**Task requirements**: Below are some records. Count the lines with "this" in them and give nothing but the total.

**Data shown**:
______________________________

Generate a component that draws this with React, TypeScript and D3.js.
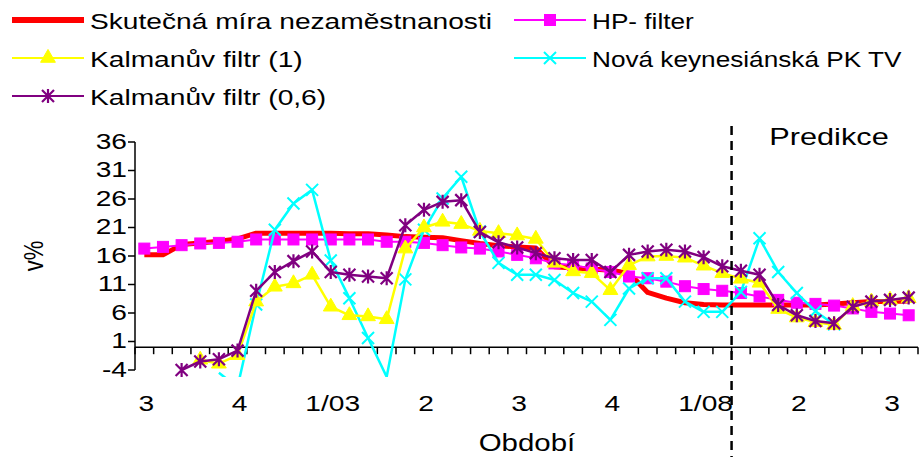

______________________________

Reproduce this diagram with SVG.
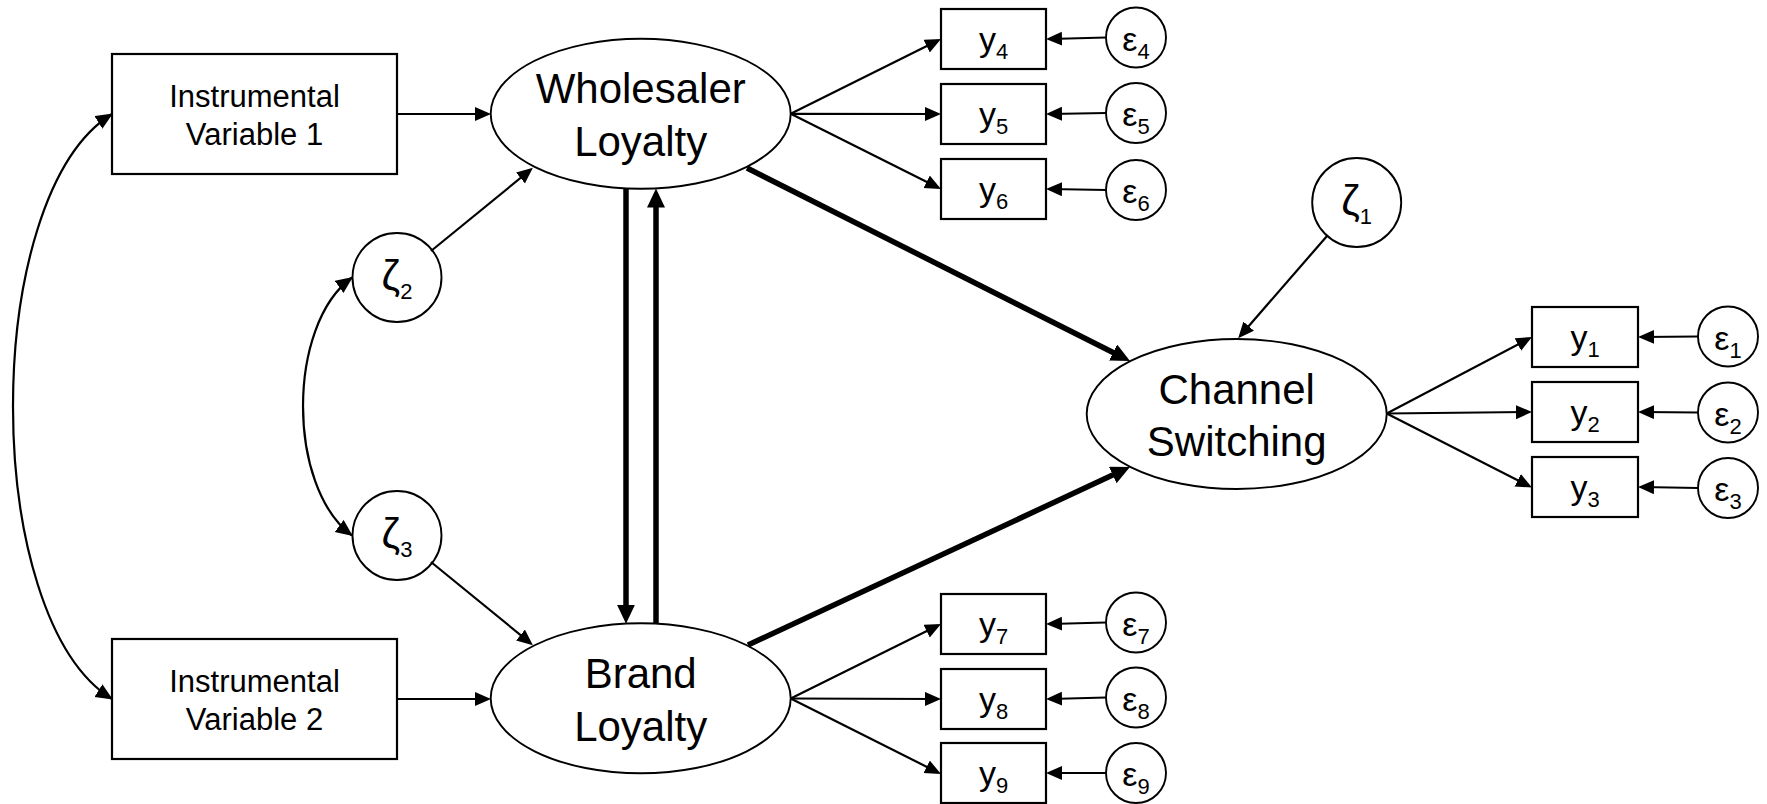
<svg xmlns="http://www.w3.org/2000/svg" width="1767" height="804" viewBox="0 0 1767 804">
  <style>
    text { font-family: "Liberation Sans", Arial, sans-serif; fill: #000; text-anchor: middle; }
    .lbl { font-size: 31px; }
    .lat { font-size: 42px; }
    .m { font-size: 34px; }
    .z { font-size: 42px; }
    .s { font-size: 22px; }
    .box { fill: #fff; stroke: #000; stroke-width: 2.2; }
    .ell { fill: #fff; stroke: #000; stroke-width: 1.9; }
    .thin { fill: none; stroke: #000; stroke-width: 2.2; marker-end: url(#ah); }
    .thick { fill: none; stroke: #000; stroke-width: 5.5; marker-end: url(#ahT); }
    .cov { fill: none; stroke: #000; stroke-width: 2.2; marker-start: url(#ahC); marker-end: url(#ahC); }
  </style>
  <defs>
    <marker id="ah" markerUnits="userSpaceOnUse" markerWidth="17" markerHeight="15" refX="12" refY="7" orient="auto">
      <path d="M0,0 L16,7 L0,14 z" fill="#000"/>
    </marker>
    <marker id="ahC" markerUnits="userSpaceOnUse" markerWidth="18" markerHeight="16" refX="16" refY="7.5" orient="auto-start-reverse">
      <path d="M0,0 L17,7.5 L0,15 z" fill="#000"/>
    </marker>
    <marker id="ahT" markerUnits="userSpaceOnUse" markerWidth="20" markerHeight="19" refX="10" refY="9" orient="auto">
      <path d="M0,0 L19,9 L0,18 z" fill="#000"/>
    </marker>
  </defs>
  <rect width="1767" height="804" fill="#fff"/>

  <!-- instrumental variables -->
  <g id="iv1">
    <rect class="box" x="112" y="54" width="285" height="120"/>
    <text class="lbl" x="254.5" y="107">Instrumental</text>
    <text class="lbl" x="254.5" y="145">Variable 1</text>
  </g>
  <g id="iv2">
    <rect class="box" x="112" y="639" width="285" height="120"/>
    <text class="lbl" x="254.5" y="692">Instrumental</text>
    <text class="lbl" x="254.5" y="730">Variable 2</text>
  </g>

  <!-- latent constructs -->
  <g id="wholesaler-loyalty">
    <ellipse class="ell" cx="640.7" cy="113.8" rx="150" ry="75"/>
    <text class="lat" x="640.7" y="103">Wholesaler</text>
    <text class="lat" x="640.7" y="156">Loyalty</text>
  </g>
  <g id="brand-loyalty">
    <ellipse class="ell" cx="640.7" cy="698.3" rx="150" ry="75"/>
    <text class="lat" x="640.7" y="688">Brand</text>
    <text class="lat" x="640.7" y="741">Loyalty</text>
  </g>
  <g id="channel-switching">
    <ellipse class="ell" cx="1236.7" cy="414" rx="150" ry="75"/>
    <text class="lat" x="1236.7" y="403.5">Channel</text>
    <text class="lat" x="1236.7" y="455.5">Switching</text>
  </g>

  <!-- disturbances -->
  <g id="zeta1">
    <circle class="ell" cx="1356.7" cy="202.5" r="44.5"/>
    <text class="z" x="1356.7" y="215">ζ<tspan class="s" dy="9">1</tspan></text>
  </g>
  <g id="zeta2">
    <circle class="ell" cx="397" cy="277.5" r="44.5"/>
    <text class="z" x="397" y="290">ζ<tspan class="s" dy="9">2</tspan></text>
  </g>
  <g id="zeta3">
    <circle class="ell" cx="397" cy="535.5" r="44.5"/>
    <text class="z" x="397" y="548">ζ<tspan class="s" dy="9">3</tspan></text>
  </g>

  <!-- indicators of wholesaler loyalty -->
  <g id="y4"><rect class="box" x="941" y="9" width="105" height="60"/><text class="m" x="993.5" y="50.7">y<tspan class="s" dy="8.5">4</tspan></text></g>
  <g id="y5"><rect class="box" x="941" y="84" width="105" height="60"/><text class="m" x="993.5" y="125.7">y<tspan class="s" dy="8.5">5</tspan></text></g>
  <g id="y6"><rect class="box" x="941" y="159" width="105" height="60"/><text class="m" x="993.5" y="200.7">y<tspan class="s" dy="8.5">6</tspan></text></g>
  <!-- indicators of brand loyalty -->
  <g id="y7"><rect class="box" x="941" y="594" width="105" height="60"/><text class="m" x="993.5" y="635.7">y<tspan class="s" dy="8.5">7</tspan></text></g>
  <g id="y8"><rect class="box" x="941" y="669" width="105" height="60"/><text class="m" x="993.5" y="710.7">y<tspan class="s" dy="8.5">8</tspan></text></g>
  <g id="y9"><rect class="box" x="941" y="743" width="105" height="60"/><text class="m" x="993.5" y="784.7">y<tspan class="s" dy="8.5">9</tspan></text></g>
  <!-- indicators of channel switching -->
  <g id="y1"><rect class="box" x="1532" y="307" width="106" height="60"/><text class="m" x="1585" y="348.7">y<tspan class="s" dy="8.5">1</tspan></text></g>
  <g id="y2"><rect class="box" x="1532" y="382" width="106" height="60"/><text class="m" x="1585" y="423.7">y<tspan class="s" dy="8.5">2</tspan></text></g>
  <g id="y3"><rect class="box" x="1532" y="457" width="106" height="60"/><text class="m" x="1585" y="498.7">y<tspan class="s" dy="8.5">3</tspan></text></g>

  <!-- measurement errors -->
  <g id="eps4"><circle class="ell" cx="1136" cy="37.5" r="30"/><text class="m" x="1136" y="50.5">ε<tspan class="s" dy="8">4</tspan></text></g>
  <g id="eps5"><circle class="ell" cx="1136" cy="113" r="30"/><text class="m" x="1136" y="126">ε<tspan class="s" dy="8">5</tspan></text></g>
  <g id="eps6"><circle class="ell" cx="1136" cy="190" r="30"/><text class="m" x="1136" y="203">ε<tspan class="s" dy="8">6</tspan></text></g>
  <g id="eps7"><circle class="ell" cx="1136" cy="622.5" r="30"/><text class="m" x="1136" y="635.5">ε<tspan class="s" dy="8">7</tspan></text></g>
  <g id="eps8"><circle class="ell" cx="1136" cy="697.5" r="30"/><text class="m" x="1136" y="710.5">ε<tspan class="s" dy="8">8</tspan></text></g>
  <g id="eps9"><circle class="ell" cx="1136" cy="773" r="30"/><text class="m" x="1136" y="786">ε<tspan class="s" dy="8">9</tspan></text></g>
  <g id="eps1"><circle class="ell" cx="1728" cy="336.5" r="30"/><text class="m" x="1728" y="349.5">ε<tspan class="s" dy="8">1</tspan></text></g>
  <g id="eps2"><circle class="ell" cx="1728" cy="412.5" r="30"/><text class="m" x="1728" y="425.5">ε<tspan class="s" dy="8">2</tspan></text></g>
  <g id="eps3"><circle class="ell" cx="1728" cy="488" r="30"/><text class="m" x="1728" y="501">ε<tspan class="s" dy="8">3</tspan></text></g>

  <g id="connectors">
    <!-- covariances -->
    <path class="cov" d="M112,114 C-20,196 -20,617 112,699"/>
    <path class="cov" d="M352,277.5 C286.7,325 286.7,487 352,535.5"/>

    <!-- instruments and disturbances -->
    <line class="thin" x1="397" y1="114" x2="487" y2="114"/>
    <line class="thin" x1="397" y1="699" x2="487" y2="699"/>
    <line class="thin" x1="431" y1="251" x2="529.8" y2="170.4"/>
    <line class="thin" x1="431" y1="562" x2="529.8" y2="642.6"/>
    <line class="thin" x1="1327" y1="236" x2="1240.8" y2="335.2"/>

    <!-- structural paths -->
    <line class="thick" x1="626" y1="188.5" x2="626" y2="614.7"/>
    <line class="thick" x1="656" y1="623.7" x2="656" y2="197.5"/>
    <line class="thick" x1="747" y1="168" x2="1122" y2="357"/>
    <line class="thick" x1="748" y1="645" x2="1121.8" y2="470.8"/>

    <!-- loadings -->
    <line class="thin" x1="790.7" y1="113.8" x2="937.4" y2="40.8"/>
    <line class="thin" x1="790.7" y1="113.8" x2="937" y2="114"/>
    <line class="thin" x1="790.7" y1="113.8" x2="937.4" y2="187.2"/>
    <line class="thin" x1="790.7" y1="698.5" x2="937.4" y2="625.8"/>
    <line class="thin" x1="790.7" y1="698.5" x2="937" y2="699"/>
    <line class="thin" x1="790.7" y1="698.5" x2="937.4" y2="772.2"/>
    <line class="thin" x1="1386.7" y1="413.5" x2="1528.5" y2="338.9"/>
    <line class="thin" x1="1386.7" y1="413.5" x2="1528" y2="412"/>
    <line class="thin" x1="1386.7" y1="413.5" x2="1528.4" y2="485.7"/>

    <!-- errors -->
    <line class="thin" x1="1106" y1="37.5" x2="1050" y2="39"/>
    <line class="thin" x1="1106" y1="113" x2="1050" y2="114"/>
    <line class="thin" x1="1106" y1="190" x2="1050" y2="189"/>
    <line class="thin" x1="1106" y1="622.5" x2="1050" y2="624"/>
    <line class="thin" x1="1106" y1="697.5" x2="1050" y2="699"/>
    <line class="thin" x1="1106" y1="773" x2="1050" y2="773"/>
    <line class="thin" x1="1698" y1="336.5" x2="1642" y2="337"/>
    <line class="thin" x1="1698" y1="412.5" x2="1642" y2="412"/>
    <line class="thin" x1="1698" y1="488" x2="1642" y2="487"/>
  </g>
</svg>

______________________________

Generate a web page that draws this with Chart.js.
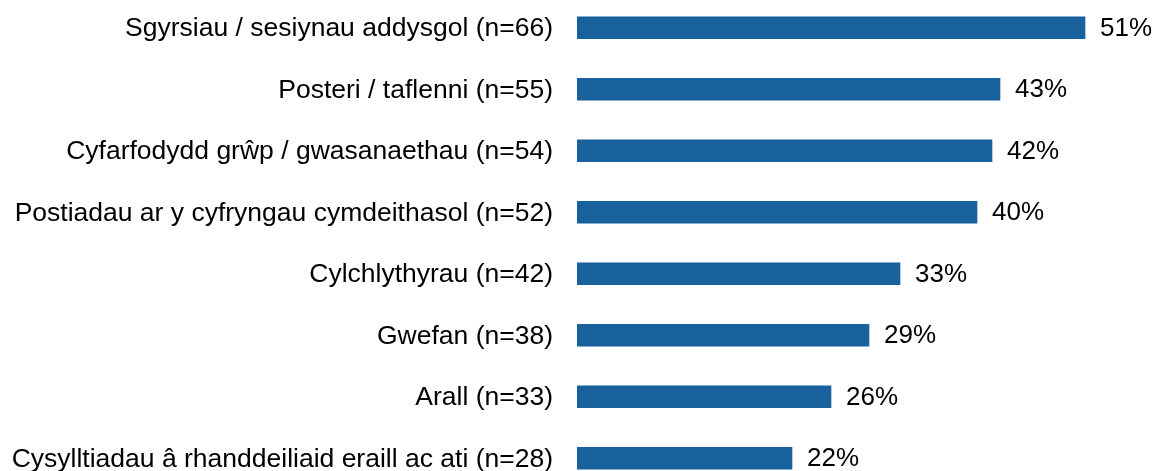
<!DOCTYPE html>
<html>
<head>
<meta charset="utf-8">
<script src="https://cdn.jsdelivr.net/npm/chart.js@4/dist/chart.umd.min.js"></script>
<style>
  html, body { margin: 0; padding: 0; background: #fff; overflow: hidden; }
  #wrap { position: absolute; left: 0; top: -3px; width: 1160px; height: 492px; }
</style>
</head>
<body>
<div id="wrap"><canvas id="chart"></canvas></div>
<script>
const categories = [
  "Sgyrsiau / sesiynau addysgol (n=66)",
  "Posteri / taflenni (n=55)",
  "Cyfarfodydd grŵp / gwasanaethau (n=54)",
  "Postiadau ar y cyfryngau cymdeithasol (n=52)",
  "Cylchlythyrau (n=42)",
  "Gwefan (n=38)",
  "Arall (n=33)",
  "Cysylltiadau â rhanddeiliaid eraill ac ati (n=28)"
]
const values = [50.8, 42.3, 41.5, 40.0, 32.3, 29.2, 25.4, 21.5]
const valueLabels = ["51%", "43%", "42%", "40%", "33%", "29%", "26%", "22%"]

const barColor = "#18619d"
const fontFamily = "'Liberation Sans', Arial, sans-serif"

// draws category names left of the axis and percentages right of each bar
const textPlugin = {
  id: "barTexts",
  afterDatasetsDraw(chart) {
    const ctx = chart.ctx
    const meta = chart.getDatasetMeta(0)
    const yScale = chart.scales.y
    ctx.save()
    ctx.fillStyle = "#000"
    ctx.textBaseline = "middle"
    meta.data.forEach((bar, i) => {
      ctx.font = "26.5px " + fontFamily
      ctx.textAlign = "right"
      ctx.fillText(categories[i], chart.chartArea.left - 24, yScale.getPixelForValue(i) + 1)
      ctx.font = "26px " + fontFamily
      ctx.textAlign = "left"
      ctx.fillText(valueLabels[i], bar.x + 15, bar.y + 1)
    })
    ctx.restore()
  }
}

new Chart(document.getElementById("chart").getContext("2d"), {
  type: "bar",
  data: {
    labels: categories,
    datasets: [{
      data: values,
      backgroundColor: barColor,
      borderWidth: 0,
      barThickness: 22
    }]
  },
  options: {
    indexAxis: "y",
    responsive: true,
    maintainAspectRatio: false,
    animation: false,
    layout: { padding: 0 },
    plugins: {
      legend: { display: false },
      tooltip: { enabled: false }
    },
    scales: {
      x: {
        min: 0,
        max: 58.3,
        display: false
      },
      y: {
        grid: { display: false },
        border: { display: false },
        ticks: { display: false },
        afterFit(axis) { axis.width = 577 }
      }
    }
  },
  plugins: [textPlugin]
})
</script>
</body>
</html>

______________________________

**Response to the exercise**: 3